Group plans kindergarten foreign language education


By Penni Schaefer

07/28/08

VERNON TOWNSHIP — With the growing support of the community and the financial backing it needs by school board members, the World Languages committee in Crawford Central School District hopes to revolutionize the district’s curriculum by beginning to teach foreign languages in kindergarten.

The committee’s goal, according to Assistant Superintendent Charles Heller, is to adopt a program that will broaden young students’ exposure to foreign languages and cultures and cultivate interest, not develop fluency.

“It’s not as though we feel like we are falling behind, but instead we think that by familiarizing them with these new concepts early on, they will have more opportunities in the future because they will have a more globalized education,” he said.

Heller and Suzanne Good, director of elementary curriculum at Crawford Central, traveled to Hempfield School District in West Mullen County near Pittsburgh recently to see a similar elementary school program in action. They were thrilled with what they saw.

“We saw kids who were very interested, very enthusiastic and very eager to participate,” Heller said. “We came away from Hempfield with a very positive feeling that a World Languages program at Crawford Central would really help us take our students to the next level.”

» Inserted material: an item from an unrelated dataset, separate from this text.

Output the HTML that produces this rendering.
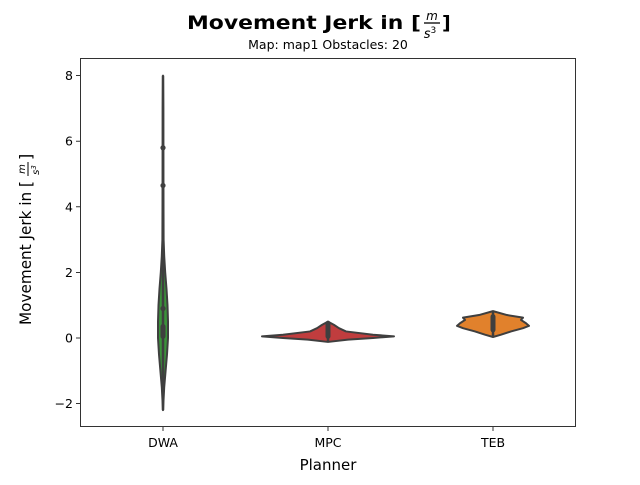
<!DOCTYPE html>
<html><head><meta charset="utf-8"><style>
body{margin:0;background:#fff}
svg text{font-family:"DejaVu Sans","Liberation Sans",sans-serif}
</style></head><body>
<svg id="chart" width="640" height="480" xmlns="http://www.w3.org/2000/svg">
<text x="421" y="29" font-size="19" font-weight="bold" text-anchor="end" textLength="234" lengthAdjust="spacingAndGlyphs">Movement Jerk in [</text>
<g>
<text x="432" y="20" font-size="12" font-style="italic" text-anchor="middle">m</text>
<line x1="424" y1="23" x2="440" y2="23" stroke="#000" stroke-width="1.3"/>
<text x="430" y="38" font-size="13" font-style="italic" text-anchor="middle">s<tspan font-size="9" dy="-5" font-style="normal">3</tspan></text>
</g>
<text x="442" y="29" font-size="19" font-weight="bold">]</text>
<text x="328" y="49" font-size="12.5" text-anchor="middle">Map: map1 Obstacles: 20</text>
<rect x="80.5" y="58.5" width="495" height="368" fill="none" stroke="#000" stroke-width="0.8"/>
<g id="yaxis"></g>
<g id="xaxis"></g>
<g id="violins"></g>
<text x="328" y="470" font-size="15" text-anchor="middle">Planner</text>
<g transform="translate(31,0) rotate(-90)">
<text x="-181" y="0" font-size="16" text-anchor="end" textLength="144" lengthAdjust="spacingAndGlyphs">Movement Jerk in [</text>
<text x="-169" y="-6" font-size="10" font-style="italic" text-anchor="middle">m</text>
<line x1="-176" y1="-3" x2="-162" y2="-3" stroke="#000" stroke-width="1"/>
<text x="-170" y="8" font-size="10" font-style="italic" text-anchor="middle">s<tspan font-size="7" dy="-3">3</tspan></text>
<text x="-160" y="0" font-size="16">]</text>
</g>
</svg>
<script>
const categories=["DWA","MPC","TEB"];
const yTicks=[-2,0,2,4,6,8];
const colors=["#3a923a","#c03d3e","#e1812c"];
const dwaValues=[-2.2,-1.5,-1,-0.5,0,0.5,1,1.5,2,2.5,3,5,7,8];
const dwaDensity=[0,1.2,2.6,4,5,5,4.5,3.5,2.2,1.2,0.6,0.4,0.3,0];
const mpcValues=[-0.12,-0.05,0,0.05,0.1,0.2,0.3,0.4,0.5];
const mpcDensity=[0,20,45,66,45,18,11,6,0];
const tebValues=[0.03,0.1,0.2,0.3,0.37,0.45,0.55,0.62,0.7,0.82];
const tebDensity=[0,8,18,30,36,33,28,30,14,0];
const boxLow=[0.05,0.05,0.25];
const boxHigh=[0.35,0.45,0.65];
const outliers=[5.8,4.65,0.9];
const ns="http://www.w3.org/2000/svg";
const y=v=>338-32.8*v;
const x=i=>163+165*i;
const wScale=1;
function mk(t,a,p){const e=document.createElementNS(ns,t);for(const k in a)e.setAttribute(k,a[k]);p.appendChild(e);return e;}
const ya=document.getElementById('yaxis');
yTicks.forEach(t=>{
  const l=mk('line',{x1:76,x2:80,y1:y(t),y2:y(t),stroke:'#000','stroke-width':0.8},ya);
  
  
  const tx=mk('text',{x:73,y:y(t)+4.5,'font-size':12.5,'text-anchor':'end'},ya);
  tx.textContent=t<0?'\u2212'+(-t):t;
  
  
});
const xa=document.getElementById('xaxis');
categories.forEach((c,i)=>{
  const l=mk('line',{x1:x(i),x2:x(i),y1:427,y2:431,stroke:'#000','stroke-width':0.8},xa);
  
  
  const tx=mk('text',{x:x(i),y:447,'font-size':12.5,'text-anchor':'middle'},xa);
  tx.textContent=c;
  
  
});
const vg=document.getElementById('violins');
const profiles=[[dwaValues,dwaDensity],[mpcValues,mpcDensity],[tebValues,tebDensity]];
profiles.forEach(([vals,dens],i)=>{
  const cx=x(i);let r=[],l=[];
  vals.forEach((v,k)=>{r.push((cx+dens[k]*wScale)+','+y(v));l.unshift((cx-dens[k]*wScale)+','+y(v));});
  const p=mk('polygon',{points:r.concat(l).join(' '),fill:colors[i],stroke:'#3f3f3f','stroke-width':2,'stroke-linejoin':'round'},vg);
  
  
  const w=mk('line',{x1:cx,x2:cx,y1:y(vals[0]),y2:y(vals[vals.length-1]),stroke:'#3f3f3f','stroke-width':2.5},vg);
  
  
  const b=mk('line',{x1:cx,x2:cx,y1:y(boxLow[i]),y2:y(boxHigh[i]),stroke:'#3f3f3f','stroke-width':5,'stroke-linecap':'round'},vg);
  
  
});
outliers.forEach(v=>{
  const c=mk('circle',{cx:x(0),cy:y(v),r:2.6,fill:'#3f3f3f'},vg);
  
  
});
</script>
</body></html>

As the nations of the world move toward a global economy, few people would now dispute the benefits of learning a foreign language. With those benefits in mind, the World Languages committee formed in October to develop a program that would help strengthen the learning curve of students as they learn by exposing them to the sounds and teaching them basic vocabulary in languages such as Spanish, French and German at a much younger age.

The committee hopes to put the finishing touches on a proposal it can present to the school board for an approval to begin implementing a program as early as the 2009-10 academic year. There are federal grants that would help with the start-up costs which are expected to exceed $100,000 a year for textbooks and trained faculty. The committee also hopes to drum up support from the business community because it would benefit from a more educated, well-rounded pool of local workers.

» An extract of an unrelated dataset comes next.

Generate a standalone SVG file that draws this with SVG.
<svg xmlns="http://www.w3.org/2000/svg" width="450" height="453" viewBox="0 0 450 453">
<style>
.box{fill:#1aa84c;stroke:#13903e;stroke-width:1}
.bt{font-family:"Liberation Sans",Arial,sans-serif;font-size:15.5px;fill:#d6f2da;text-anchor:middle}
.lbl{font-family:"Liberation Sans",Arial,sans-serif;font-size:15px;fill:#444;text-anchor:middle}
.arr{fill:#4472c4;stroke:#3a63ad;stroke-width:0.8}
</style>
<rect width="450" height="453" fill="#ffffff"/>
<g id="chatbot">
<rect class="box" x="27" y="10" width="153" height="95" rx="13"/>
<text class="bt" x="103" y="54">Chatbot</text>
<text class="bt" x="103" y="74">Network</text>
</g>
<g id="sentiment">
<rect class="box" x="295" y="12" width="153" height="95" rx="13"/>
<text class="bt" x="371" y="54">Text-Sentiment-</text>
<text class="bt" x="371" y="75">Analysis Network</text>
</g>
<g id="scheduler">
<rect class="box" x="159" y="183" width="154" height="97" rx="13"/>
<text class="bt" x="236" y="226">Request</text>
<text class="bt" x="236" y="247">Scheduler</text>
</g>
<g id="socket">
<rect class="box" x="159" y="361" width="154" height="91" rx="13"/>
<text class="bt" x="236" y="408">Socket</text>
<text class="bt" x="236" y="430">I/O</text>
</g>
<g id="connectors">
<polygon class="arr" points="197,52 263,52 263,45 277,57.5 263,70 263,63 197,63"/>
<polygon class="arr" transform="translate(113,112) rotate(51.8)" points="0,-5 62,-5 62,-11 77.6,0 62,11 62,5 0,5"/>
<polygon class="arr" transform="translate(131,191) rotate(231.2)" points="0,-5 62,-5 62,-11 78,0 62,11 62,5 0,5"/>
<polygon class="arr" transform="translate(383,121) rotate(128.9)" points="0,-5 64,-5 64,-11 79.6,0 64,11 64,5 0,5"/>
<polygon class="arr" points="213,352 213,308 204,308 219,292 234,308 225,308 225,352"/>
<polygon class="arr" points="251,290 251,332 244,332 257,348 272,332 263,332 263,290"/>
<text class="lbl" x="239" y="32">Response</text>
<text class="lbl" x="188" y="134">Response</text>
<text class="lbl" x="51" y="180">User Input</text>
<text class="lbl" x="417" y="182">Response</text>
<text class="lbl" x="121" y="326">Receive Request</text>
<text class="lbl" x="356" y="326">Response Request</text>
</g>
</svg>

Points that the group has decided on thus far include adopting a five-day class rotation schedule that would provide students with 36 40-minute lessons each year, and the adoption of an extended school day.

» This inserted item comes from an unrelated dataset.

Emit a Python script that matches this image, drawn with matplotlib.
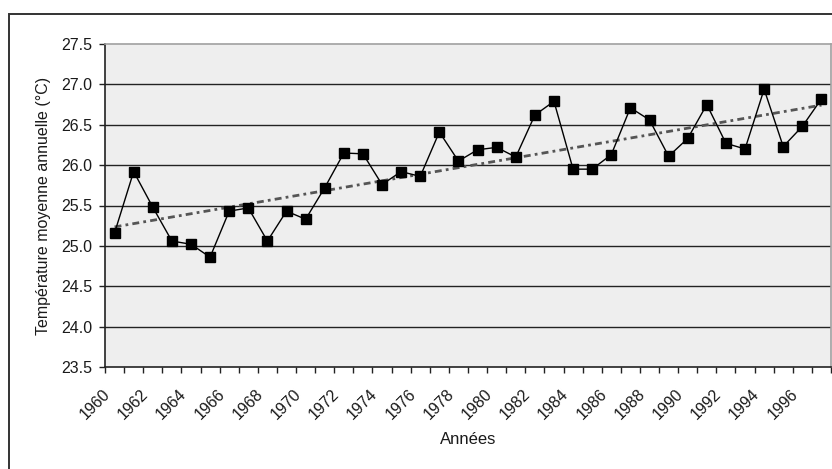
import numpy as np
import matplotlib
matplotlib.use("Agg")
import matplotlib.pyplot as plt
import matplotlib.transforms as mtransforms
from matplotlib.patches import Rectangle

plt.rcParams['font.family'] = ['Liberation Sans', 'DejaVu Sans']

years = list(range(1960, 1998))
temps = [25.16, 25.92, 25.48, 25.06, 25.02, 24.86, 25.43, 25.47, 25.06, 25.43,
         25.33, 25.72, 26.15, 26.14, 25.76, 25.92, 25.86, 26.41, 26.05, 26.19,
         26.22, 26.10, 26.62, 26.79, 25.95, 25.95, 26.13, 26.71, 26.56, 26.11,
         26.33, 26.75, 26.27, 26.20, 26.94, 26.23, 26.48, 26.82]
yticks = [23.5, 24.0, 24.5, 25.0, 25.5, 26.0, 26.5, 27.0, 27.5]

W, H = 832, 469
fig = plt.figure(figsize=(W / 100, H / 100), dpi=100)
ax = fig.add_axes([105 / W, (H - 367) / H, (831 - 105) / W, (367 - 44) / H])
ax.set_facecolor('#eeeeee')

x = np.arange(len(years))
ax.plot(x, temps, color='black', lw=1.0, marker='s', ms=6.5,
        markerfacecolor='black', markeredgecolor='black', zorder=4)

# linear trend line (as Excel)
k, b = np.polyfit(x, temps, 1)
ax.plot(x, k * x + b, color='#555555', lw=2.0, dashes=[2.5, 1.5, 1, 1.5], zorder=3)

ax.set_xlim(-0.5, len(years) - 0.5)
ax.set_ylim(23.5, 27.5)

# grid
ax.set_yticks(yticks)
ax.set_yticklabels([f"{v:.1f}" for v in yticks])
for v in yticks[1:-1]:
    ax.axhline(v, color='#222222', lw=1.0, zorder=1)

# category axis: ticks at boundaries, labels every 2 years at centers
ax.set_xticks(np.arange(-0.5, len(years)))
ax.set_xticklabels([])
lab_pos = x[::2]
ax.set_xticks(lab_pos, minor=True)
ax.set_xticklabels([str(years[i]) for i in lab_pos], minor=True,
                   rotation=45, ha='right', va='center', rotation_mode='anchor')
ax.tick_params(axis='x', which='major', direction='out', length=4, width=1, color='#222222')
ax.tick_params(axis='x', which='minor', length=0, pad=18, labelsize=11.5, labelcolor='#1a1a1a')
ax.tick_params(axis='y', direction='out', length=4, width=1, color='#222222',
               pad=5, labelsize=11.5, labelcolor='#1a1a1a')
off = mtransforms.ScaledTranslation(-7 / 100, 0, fig.dpi_scale_trans)
for lbl in ax.get_xticklabels(minor=True):
    lbl.set_transform(lbl.get_transform() + off)

for s in ['top', 'right']:
    ax.spines[s].set_color('#a0a0a0')
    ax.spines[s].set_linewidth(1.2)
for s in ['left', 'bottom']:
    ax.spines[s].set_color('#222222')
    ax.spines[s].set_linewidth(1.2)

ax.set_ylabel('Température moyenne annuelle (°C)', fontsize=11.5, color='#1a1a1a')
ax.yaxis.set_label_coords(-0.074, 0.5)
ax.set_xlabel('Années', fontsize=12, color='#1a1a1a')
ax.xaxis.set_label_coords(0.5, -0.20)

# outer chart frame
fig.patches.append(Rectangle((9 / W, -0.05), 1.0, 1 - 14 / H + 0.05,
                             transform=fig.transFigure, fill=False,
                             edgecolor='#333333', lw=1.4, zorder=0))

fig.savefig('out.png', dpi=100)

“Beginning instruction at 8:20 a.m. instead of 8:30 a.m. is doable and wouldn’t be taking away from anything that we are doing right now,” Heller said. “But in order to do that, we may have to add another bus route to ensure students’ earlier arrival.”

Committee consensus was that 30 minutes of instruction wouldn’t be sufficient because of the transition time students need to mentally “switch gears” from one subject to another. But because the students’ regular classroom teachers would be assisted by a World Languages teacher, that transition period should be kept to an absolute minimum.

While the committee said it would consider adding additional languages such as Mandarin Chinese in the future, its focus will begin with Spanish, French and German.